begin DATASET RECORDS

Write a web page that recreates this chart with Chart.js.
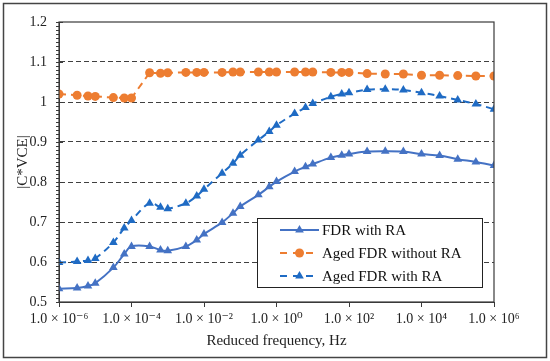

end DATASET RECORDS
begin DATASET RECORDS

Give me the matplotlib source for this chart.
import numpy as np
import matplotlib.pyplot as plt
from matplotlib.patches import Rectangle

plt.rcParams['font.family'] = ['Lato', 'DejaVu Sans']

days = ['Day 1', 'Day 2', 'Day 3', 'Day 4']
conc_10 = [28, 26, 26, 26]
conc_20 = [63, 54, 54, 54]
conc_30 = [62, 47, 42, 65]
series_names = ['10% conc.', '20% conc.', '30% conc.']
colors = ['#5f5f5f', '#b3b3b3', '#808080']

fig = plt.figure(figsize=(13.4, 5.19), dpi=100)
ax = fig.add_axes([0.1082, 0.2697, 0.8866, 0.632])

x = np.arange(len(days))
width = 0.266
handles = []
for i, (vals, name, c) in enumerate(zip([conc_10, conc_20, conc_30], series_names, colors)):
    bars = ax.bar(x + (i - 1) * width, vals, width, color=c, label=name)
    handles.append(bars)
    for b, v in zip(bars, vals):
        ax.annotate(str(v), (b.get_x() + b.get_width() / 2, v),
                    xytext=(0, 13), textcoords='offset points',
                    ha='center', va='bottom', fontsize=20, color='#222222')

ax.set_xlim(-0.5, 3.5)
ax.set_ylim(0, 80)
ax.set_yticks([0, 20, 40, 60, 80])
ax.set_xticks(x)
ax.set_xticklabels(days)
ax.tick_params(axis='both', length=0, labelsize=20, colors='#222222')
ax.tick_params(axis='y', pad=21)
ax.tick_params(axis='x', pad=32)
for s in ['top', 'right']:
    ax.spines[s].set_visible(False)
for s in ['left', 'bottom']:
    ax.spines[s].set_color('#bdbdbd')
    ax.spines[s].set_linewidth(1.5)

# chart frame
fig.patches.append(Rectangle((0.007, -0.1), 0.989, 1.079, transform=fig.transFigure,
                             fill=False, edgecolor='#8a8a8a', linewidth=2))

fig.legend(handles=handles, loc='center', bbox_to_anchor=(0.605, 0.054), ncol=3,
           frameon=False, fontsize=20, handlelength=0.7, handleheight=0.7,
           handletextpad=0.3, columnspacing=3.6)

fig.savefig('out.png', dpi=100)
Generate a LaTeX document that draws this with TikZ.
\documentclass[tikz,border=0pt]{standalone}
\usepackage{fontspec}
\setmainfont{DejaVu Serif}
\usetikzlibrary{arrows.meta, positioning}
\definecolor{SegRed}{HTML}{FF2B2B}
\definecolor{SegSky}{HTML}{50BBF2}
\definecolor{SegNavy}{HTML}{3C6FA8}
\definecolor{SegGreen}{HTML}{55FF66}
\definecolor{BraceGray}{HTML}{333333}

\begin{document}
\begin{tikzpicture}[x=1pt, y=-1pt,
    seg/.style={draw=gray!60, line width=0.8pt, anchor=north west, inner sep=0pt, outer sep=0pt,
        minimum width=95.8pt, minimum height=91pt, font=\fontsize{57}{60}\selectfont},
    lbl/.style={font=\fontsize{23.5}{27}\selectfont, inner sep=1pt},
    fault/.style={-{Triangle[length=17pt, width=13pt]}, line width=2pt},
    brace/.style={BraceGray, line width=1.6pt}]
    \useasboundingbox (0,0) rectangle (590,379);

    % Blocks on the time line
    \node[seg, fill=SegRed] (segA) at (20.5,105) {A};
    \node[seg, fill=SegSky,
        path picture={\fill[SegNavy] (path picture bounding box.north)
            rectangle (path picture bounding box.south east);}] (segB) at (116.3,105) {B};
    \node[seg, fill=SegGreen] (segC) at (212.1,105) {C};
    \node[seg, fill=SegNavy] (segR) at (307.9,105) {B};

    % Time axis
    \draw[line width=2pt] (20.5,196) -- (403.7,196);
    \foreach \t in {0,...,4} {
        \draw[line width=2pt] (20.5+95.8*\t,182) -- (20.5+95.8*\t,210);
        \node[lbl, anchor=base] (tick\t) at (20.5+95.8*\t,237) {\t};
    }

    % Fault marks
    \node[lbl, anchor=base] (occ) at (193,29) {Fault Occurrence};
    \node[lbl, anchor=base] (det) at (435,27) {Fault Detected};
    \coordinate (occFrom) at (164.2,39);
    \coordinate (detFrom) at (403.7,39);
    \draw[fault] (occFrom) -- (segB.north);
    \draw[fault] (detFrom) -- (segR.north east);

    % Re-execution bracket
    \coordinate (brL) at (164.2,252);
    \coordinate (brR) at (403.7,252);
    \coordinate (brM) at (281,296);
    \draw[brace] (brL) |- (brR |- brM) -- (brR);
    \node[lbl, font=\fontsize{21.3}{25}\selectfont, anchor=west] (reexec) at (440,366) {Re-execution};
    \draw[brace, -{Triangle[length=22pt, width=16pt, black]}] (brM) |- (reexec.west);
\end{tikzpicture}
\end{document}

end DATASET RECORDS

▶ **PROBLEM DETAILS**
Everything from the line containing "Give me the matplotlib source for this chart." down to the line containing "plt.rcParams['font.family'] = ['Lato', 'DejaVu" should be retyped exactly, both lines included, and nothing more.

▶ **ANSWER BELOW**
Give me the matplotlib source for this chart.
import numpy as np
import matplotlib.pyplot as plt
from matplotlib.patches import Rectangle

plt.rcParams['font.family'] = ['Lato', 'DejaVu Sans']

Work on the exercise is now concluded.